Brownsburg, Virginia, in 1948 is a quiet and peaceful village nestled in the beautiful Valley of Virginia. Everyone knows everyone else and everyone knows their place in life. The world is slow paced here, meant to be enjoyed calmly and serenely.
   One day a stranger arrives, carrying with him two suitcases and not much else. One suitcase has personal items and a lot of money in it; the other contains a set of butcher knives. As the townspeople soon discover, the handsome and friendly man is Charlie Beale, and he wants to settle in their peaceful community. He becomes enamoured of some acreage along the river and wants it for himself, as well as employment, which he finds with the local butcher, Will Haislett. The Haisletts, Will and his schoolteacher wife Alma and their six-year-old son Sam, become a huge part of Charlie's life in the village.
   Charlie, a personable and charming character, adjusts to life in the community and learns his way around, helped along by the Haisletts. He enjoys the companionship of Sam, who becomes like a son to him, and Sam finds a kindred spirit in Charlie--they share a love of baseball, dogs, and being outdoors. Along with the dog Charlie purchases and names Jackie Robinson (for the baseball player), they become a familiar sight around town. However, their easy relationship changes from the time Charlie first sees the teenaged Sylvan Glass, wife of the richest resident of Brownsburg--he is certain that the two of them are meant to be together. Blonde and lovely and from a remote area of the county, Sylvan had been bought and paid for by Boatwright Glass, to be his wife and to live the sort of Hollywood/movie star life she's always dreamed about. But once Charlie enters her orbit, events are set into motion that will change the lives of those who dwell in Brownsburg and ultimately lead to a shockingly heartbreaking tragedy.

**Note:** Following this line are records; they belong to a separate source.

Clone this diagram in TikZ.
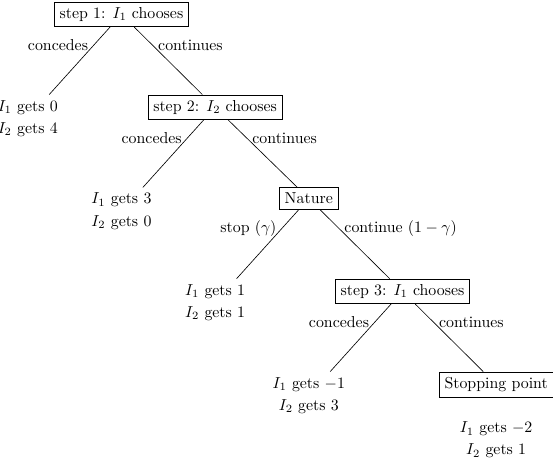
\documentclass[tikz,border=0pt]{standalone}
\usepackage{tikz}
\usepackage{amsmath, amssymb}
\usetikzlibrary{positioning}

\begin{document}
\begin{tikzpicture}[
  choice/.style={draw, rectangle},
  payoff/.style={align=center},
  every child node/.style={anchor=north},
  level/.style={sibling distance=118pt, level distance=50.5pt}
]
\useasboundingbox (-76.5pt,1.1pt) rectangle (271.8pt,-287.5pt);
\node[choice, anchor=north] (s1) {step 1: $I_1$ chooses}
  child {node[payoff] (p1) {$I_1$ gets $0$\\[2pt] $I_2$ gets $4$}
    edge from parent node[left, pos=.27] {concedes}
  }
  child {node[choice] (s2) {step 2: $I_2$ chooses}
    child {node[payoff] (p2) {$I_1$ gets $3$\\[2pt] $I_2$ gets $0$}
      edge from parent node[left, pos=.27] {concedes}
    }
    child {node[choice] (nat) {Nature}
      child {node[payoff] (p3) {$I_1$ gets $1$\\[2pt] $I_2$ gets $1$}
        edge from parent node[left, pos=.27] {stop ($\gamma$)}
      }
      child {node[choice] (s3) {step 3: $I_1$ chooses}
        child {node[payoff] (p4) {$I_1$ gets $-1$\\[2pt] $I_2$ gets $3$}
          edge from parent node[left, pos=.27] {concedes}
        }
        child {node[choice] (stop) {Stopping point}
          edge from parent node[right, pos=.27] {continues}
        }
        edge from parent node[right, pos=.27] {continue ($1-\gamma$)}
      }
      edge from parent node[right, pos=.27] {continues}
    }
    edge from parent node[right, pos=.27] {continues}
  };
\node[payoff, below=12pt of stop] (p5) {$I_1$ gets $-2$\\[2pt] $I_2$ gets $1$};
\end{tikzpicture}
\end{document}
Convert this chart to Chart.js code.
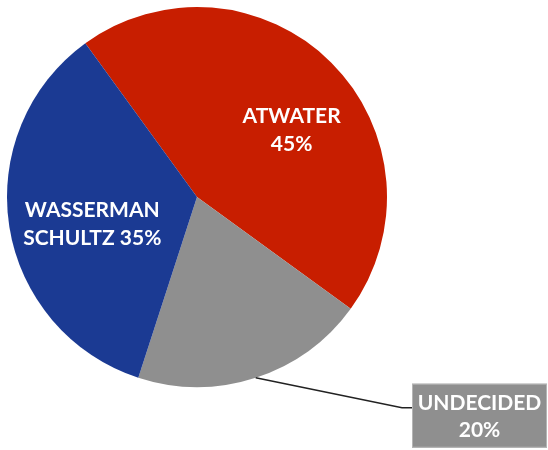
<!DOCTYPE html>
<html>
<head>
<meta charset="utf-8">
<script src="https://cdn.jsdelivr.net/npm/chart.js@4"></script>
<style>
  html, body { margin: 0; padding: 0; background: #fff; }
  #wrap { width: 548px; height: 450px; }
</style>
</head>
<body>
<div id="wrap"><canvas id="pollChart" width="548" height="450"></canvas></div>
<script>
// poll shares
const candidates = ['ATWATER', 'UNDECIDED', 'WASSERMAN SCHULTZ']
const shares = [45, 20, 35]
const sliceColors = ['#c81e00', '#8f8f8f', '#1b3a93']

// label text lines per slice
const labelLines = [
  ['ATWATER', '45%'],
  ['UNDECIDED', '20%'],
  ['WASSERMAN', 'SCHULTZ 35%']
]

const FONT = 'bold 21px Lato, "Open Sans", sans-serif'

// draws the in-slice labels and the callout for the undecided slice
const sliceLabels = {
  id: 'sliceLabels',
  afterDatasetsDraw(chart) {
    const ctx = chart.ctx
    const arcs = chart.getDatasetMeta(0).data
    ctx.save()
    ctx.font = FONT
    ctx.textAlign = 'center'
    ctx.textBaseline = 'middle'
    ctx.fillStyle = '#fff'

    // inside labels: angle offset (rad) from mid-angle and radius fraction
    const inside = { 0: [0.17, 0.61], 2: [-0.1, 0.57] }
    Object.keys(inside).forEach(i => {
      const a = arcs[i]
      const mid = (a.startAngle + a.endAngle) / 2 + inside[i][0]
      const r = a.outerRadius * inside[i][1]
      const x = a.x + Math.cos(mid) * r
      const y = a.y + Math.sin(mid) * r
      ctx.fillText(labelLines[i][0], x, y - 14)
      ctx.fillText(labelLines[i][1], x, y + 14)
    })

    // callout for undecided
    const u = arcs[1]
    const mid = (u.startAngle + u.endAngle) / 2
    const sx = u.x + Math.cos(mid) * u.outerRadius
    const sy = u.y + Math.sin(mid) * u.outerRadius
    const boxL = u.x + u.outerRadius + 25
    const boxT = sy + 6
    const boxW = 135, boxH = 64
    const elbowY = boxT + 24
    ctx.strokeStyle = '#222'
    ctx.lineWidth = 1.5
    ctx.beginPath()
    ctx.moveTo(sx, sy)
    ctx.lineTo(boxL - 10, elbowY)
    ctx.lineTo(boxL, elbowY)
    ctx.stroke()

    ctx.fillStyle = sliceColors[1]
    ctx.fillRect(boxL, boxT, boxW, boxH)
    ctx.strokeStyle = '#b5b5b5'
    ctx.lineWidth = 1
    ctx.strokeRect(boxL + 0.5, boxT + 0.5, boxW - 1, boxH - 1)
    ctx.fillStyle = '#fff'
    ctx.fillText(labelLines[1][0], boxL + boxW / 2, boxT + 20)
    ctx.fillText(labelLines[1][1], boxL + boxW / 2, boxT + 47)
    ctx.restore()
  }
}

new Chart(document.getElementById('pollChart'), {
  type: 'pie',
  data: {
    labels: candidates,
    datasets: [{
      data: shares,
      backgroundColor: sliceColors,
      borderWidth: 0
    }]
  },
  options: {
    responsive: false,
    animation: false,
    rotation: -36,
    layout: { padding: { left: 7, top: 7, right: 161, bottom: 63 } },
    plugins: {
      legend: { display: false },
      tooltip: { enabled: false }
    }
  },
  plugins: [sliceLabels]
})
</script>
</body>
</html>
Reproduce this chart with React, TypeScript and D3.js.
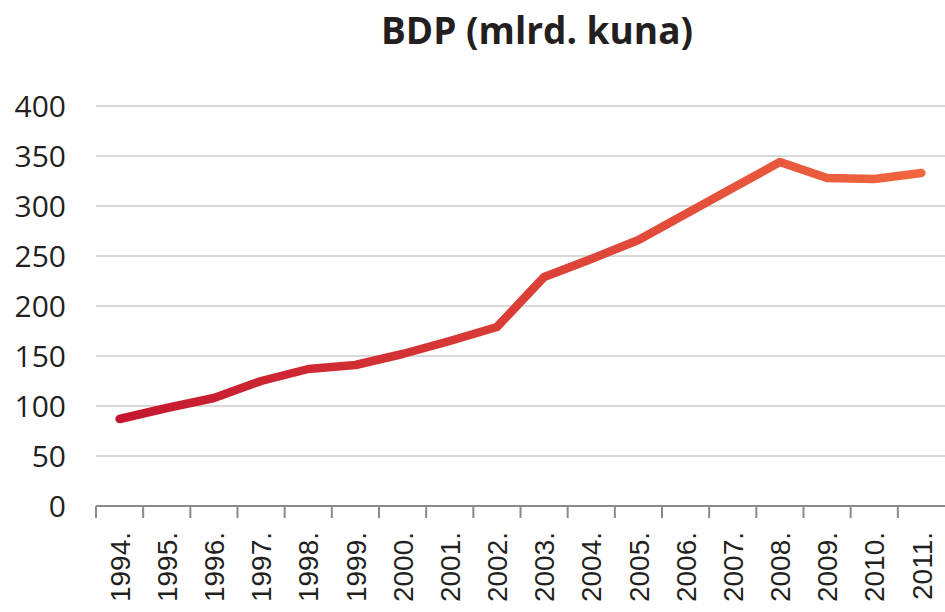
import React, { useEffect, useRef } from 'react';
import * as d3 from 'd3';

const years = ['1994.', '1995.', '1996.', '1997.', '1998.', '1999.', '2000.', '2001.', '2002.',
  '2003.', '2004.', '2005.', '2006.', '2007.', '2008.', '2009.', '2010.', '2011.'];
const gdp = [87, 98, 108, 125, 137, 141, 152, 165, 179, 229, 247, 266, 292, 318, 344, 328, 327, 333];
const yTicks = [0, 50, 100, 150, 200, 250, 300, 350, 400];

const W = 945;
const H = 612;

export default function App(): React.ReactElement {
  const svgRef = useRef<SVGSVGElement>(null);

  useEffect(() => {
    if (!svgRef.current) return;
    const svg = d3.select(svgRef.current);
    svg.selectAll('*').remove();

    const margin = { left: 96, right: 0, top: 106, bottom: 106 };
    const x = d3.scaleBand<string>().domain(years).range([margin.left, W - margin.right]);
    const y = d3.scaleLinear().domain([0, 400]).range([H - margin.bottom, margin.top]);

    // title
    svg.append('text')
      .attr('x', 537)
      .attr('y', 44)
      .attr('text-anchor', 'middle')
      .attr('font-family', '"Open Sans", "Noto Sans", sans-serif')
      .attr('font-weight', 700)
      .attr('font-size', '37px')
      .attr('fill', '#231f20')
      .text('BDP (mlrd. kuna)');

    // gridlines
    svg.append('g')
      .selectAll('line')
      .data(yTicks.filter((t) => t > 0))
      .join('line')
      .attr('x1', margin.left)
      .attr('x2', W)
      .attr('y1', (d) => y(d))
      .attr('y2', (d) => y(d))
      .attr('stroke', '#cdcdcd')
      .attr('stroke-width', 1.5);

    // y labels
    svg.append('g')
      .selectAll('text')
      .data(yTicks)
      .join('text')
      .attr('x', 66)
      .attr('y', (d) => y(d))
      .attr('dy', '0.36em')
      .attr('text-anchor', 'end')
      .attr('font-family', '"Open Sans", "Noto Sans", sans-serif')
      .attr('font-size', '30px')
      .attr('fill', '#231f20')
      .text((d) => d);

    // x axis
    const axisY = y(0);
    svg.append('line')
      .attr('x1', margin.left)
      .attr('x2', W)
      .attr('y1', axisY)
      .attr('y2', axisY)
      .attr('stroke', '#8a8a8a')
      .attr('stroke-width', 2);

    svg.append('g')
      .selectAll('line')
      .data(years)
      .join('line')
      .attr('x1', (d) => x(d)!)
      .attr('x2', (d) => x(d)!)
      .attr('y1', axisY)
      .attr('y2', axisY + 12)
      .attr('stroke', '#8a8a8a')
      .attr('stroke-width', 2);

    svg.append('g')
      .selectAll('text')
      .data(years)
      .join('text')
      .attr('transform', (d) => `translate(${x(d)! + x.bandwidth() / 2},${axisY + 26}) rotate(-90)`)
      .attr('text-anchor', 'end')
      .attr('dy', '0.36em')
      .attr('font-family', '"Liberation Sans", Arial, sans-serif')
      .attr('font-size', '28px')
      .attr('fill', '#231f20')
      .text((d) => d);

    // line gradient
    const defs = svg.append('defs');
    const cx = (d: string) => x(d)! + x.bandwidth() / 2;
    const grad = defs.append('linearGradient')
      .attr('id', 'gdp-grad')
      .attr('gradientUnits', 'userSpaceOnUse')
      .attr('x1', cx(years[0]))
      .attr('x2', cx(years[years.length - 1]))
      .attr('y1', 0)
      .attr('y2', 0);
    grad.append('stop').attr('offset', '0%').attr('stop-color', '#c5162f');
    grad.append('stop').attr('offset', '100%').attr('stop-color', '#f0663f');

    const line = d3.line<number>()
      .x((_, i) => cx(years[i]))
      .y((d) => y(d));

    svg.append('path')
      .datum(gdp)
      .attr('d', line)
      .attr('fill', 'none')
      .attr('stroke', 'url(#gdp-grad)')
      .attr('stroke-width', 8.5)
      .attr('stroke-linejoin', 'round')
      .attr('stroke-linecap', 'round');
  }, []);

  return (
    <svg
      ref={svgRef}
      width={W}
      height={H}
      style={{ position: 'absolute', left: 0, top: 0, background: '#fff' }}
    />
  );
}
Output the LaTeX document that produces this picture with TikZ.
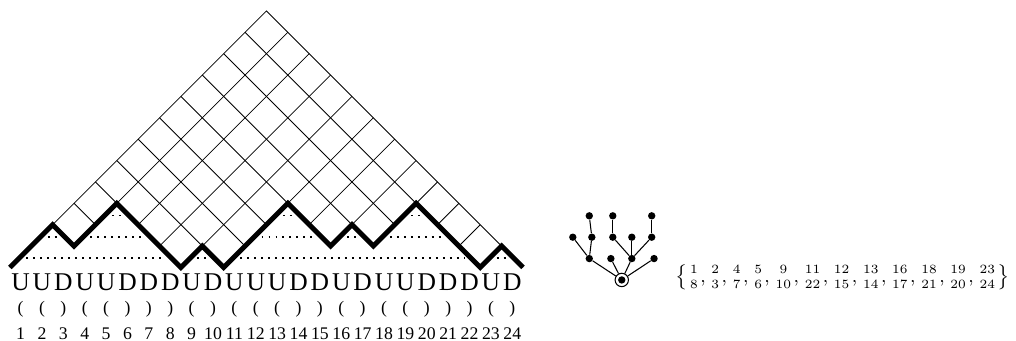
\documentclass[tikz,border=0pt]{standalone}
\usepackage{fontspec}
\newfontfamily\timesfont{Liberation Serif}
\usetikzlibrary{positioning}

\begin{document}
\begin{tikzpicture}[x=0.5cm, y=0.5cm,
  gridline/.style={line width=0.55pt},
  dyckpath/.style={line width=3.3pt},
  chord/.style={line width=1.3pt, dash pattern=on 1.3pt off 3.35pt},
  vertex/.style={circle, fill, inner sep=0pt, minimum size=4.9pt},
  treeedge/.style={line width=0.7pt},
  letter/.style={anchor=base, inner sep=0pt, font=\timesfont\fontsize{17}{20}\selectfont},
  paren/.style={anchor=base, inner sep=0pt, font=\timesfont\fontsize{11.7}{14}\selectfont},
  index/.style={anchor=base, inner sep=0pt, font=\timesfont\fontsize{11.8}{14}\selectfont}]
\useasboundingbox (-0.463,-3.438) rectangle (47.06,12.51);

% Grid above the path
\begin{scope}
\clip plot coordinates {(0,0) (1,1) (2,2) (3,1) (4,2) (5,3) (6,2) (7,1) (8,0) (9,1) (10,0) (11,1) (12,2) (13,3) (14,2) (15,1) (16,2) (17,1) (18,2) (19,3) (20,2) (21,1) (22,0) (23,1) (24,0)} -- (12,12) -- cycle;
\foreach \c in {2,4,...,22} {
  \draw[gridline] (\c,0) -- (12+\c/2,12-\c/2);
  \draw[gridline] (\c,0) -- (\c/2,\c/2);
}
\end{scope}
\draw[gridline] (0,0) -- (12,12) -- (24,0);

% Matching chords
\foreach \a/\b/\h in {0/8/0, 1/3/1, 3/7/1, 4/6/2, 8/10/0, 10/22/0, 11/15/1, 12/14/2, 15/17/1, 17/21/1, 18/20/2, 22/24/0}
  \draw[chord] (\a+0.77,\h+0.43) -- (\b-0.7,\h+0.43);

% Dyck path
\draw[dyckpath] plot coordinates {(0,0) (1,1) (2,2) (3,1) (4,2) (5,3) (6,2) (7,1) (8,0) (9,1) (10,0) (11,1) (12,2) (13,3) (14,2) (15,1) (16,2) (17,1) (18,2) (19,3) (20,2) (21,1) (22,0) (23,1) (24,0)};

% Word, parentheses and positions
\foreach [count=\i] \l in {U,U,D,U,U,D,D,D,U,D,U,U,U,D,D,U,D,U,U,D,D,D,U,D} {
  \node[letter] (w\i) at (\i-0.5,-1.085) {\l};
  \node[paren] (p\i) at (\i-0.5,-2.157) {\if\l U(\else)\fi};
  \node[index] (n\i) at (\i-0.5,-3.35) {\i};
}

% Plane tree
\begin{scope}[shift={(28.62,-0.585)}]
\node[circle, draw, line width=0.7pt, inner sep=0pt, minimum size=8.9pt] (root) at (0,0) {};
\fill (root.center) circle (2.45pt);
\node[vertex] (a) at (-1.52,1) {};
\node[vertex] (b) at (-0.51,1) {};
\node[vertex] (c) at (0.47,1) {};
\node[vertex] (d) at (1.51,1) {};
\node[vertex] (a1) at (-2.29,2) {};
\node[vertex] (a2) at (-1.40,2) {};
\node[vertex] (c1) at (-0.42,2) {};
\node[vertex] (c2) at (0.47,2) {};
\node[vertex] (c3) at (1.40,2) {};
\node[vertex] (a2a) at (-1.52,3) {};
\node[vertex] (c1a) at (-0.42,3) {};
\node[vertex] (c3a) at (1.40,3) {};
\foreach \u/\v in {root/a, root/b, root/c, root/d, a/a1, a/a2, c/c1, c/c2, c/c3, a2/a2a, c1/c1a, c3/c3a}
  \draw[treeedge] (\u) -- (\v);
\end{scope}

% Matching as a set of pairs
\node[anchor=west, inner sep=0pt, scale=1.40] (pairs) at (31.1,-0.47) {\fontsize{8.57}{10}\selectfont
  $\left\{{1\atop 8},{2\atop 3},{4\atop 7},{5\atop 6},{9\atop 10},{11\atop 22},{12\atop 15},{13\atop 14},{16\atop 17},{18\atop 21},{19\atop 20},{23\atop 24}\right\}$};

\end{tikzpicture}
\end{document}
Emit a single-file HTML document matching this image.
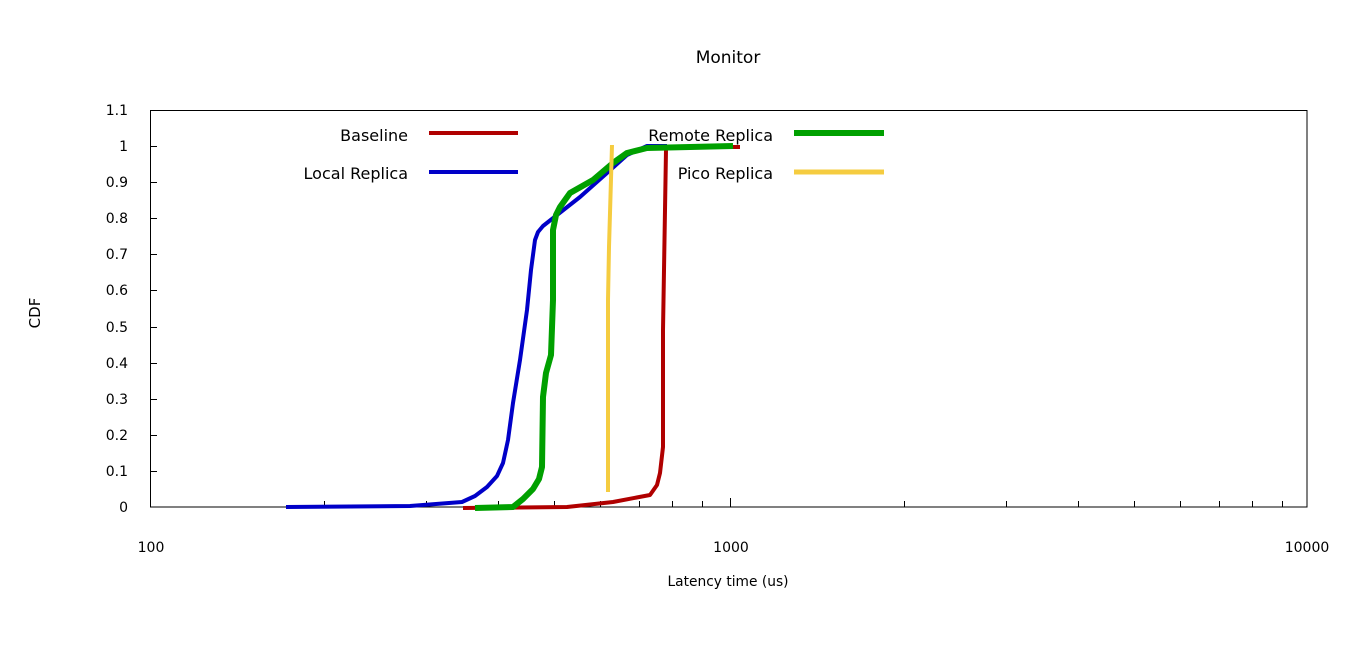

   Goolrick knows how to tell a story. With his nicely paced narrative, he pulls the reader into a deceptively simpler time that is no more and adroitly makes his characters come to life. His descriptions of Brownsburg and the surrounding landscape are wonderful and add so much to the telling of the story: details of cars, fashions, movies, buildings, the way the farmlands look, the old trees and the river, names of real places in the county, all meld together to create a meaningful atmosphere, a real sense of time and place. His characters are multifaceted and so human, easy to relate to and have feelings for, to be concerned about. I kept reading because I wanted to know what would happen to these people, I had to find out how their stories and conflicts would turn out. His principal characters are well done and believable as people: Charlie, with his desire to belong and his obsession with Sylvan; Sylvan's passion to live her life as something out of a movie; Boaty's greed and jealousy and vulgarity; Claudie Wiley (who deserves a book of her own), the solitary black seamstress who could almost magically sew anything and keep herself aloof; and young Sam, who practically hero-worships Charlie, who becomes a part of Charlie's and Sylvan's illicit affair and who ends up experiencing situations that no kid should.
   Emotional and satisfying, at times painful, part Gothic romance and part nostalgia, with unflinching language and beautiful description and involving characters, it's a tale that has it all: Power, money, grand ideas, golden dreams, lust, doomed love, suspense, growing up, acceptance, baseball. Personally, I found this novel a thought-provoking and moving story about life and relationships in a small town, and a very worthwhile read.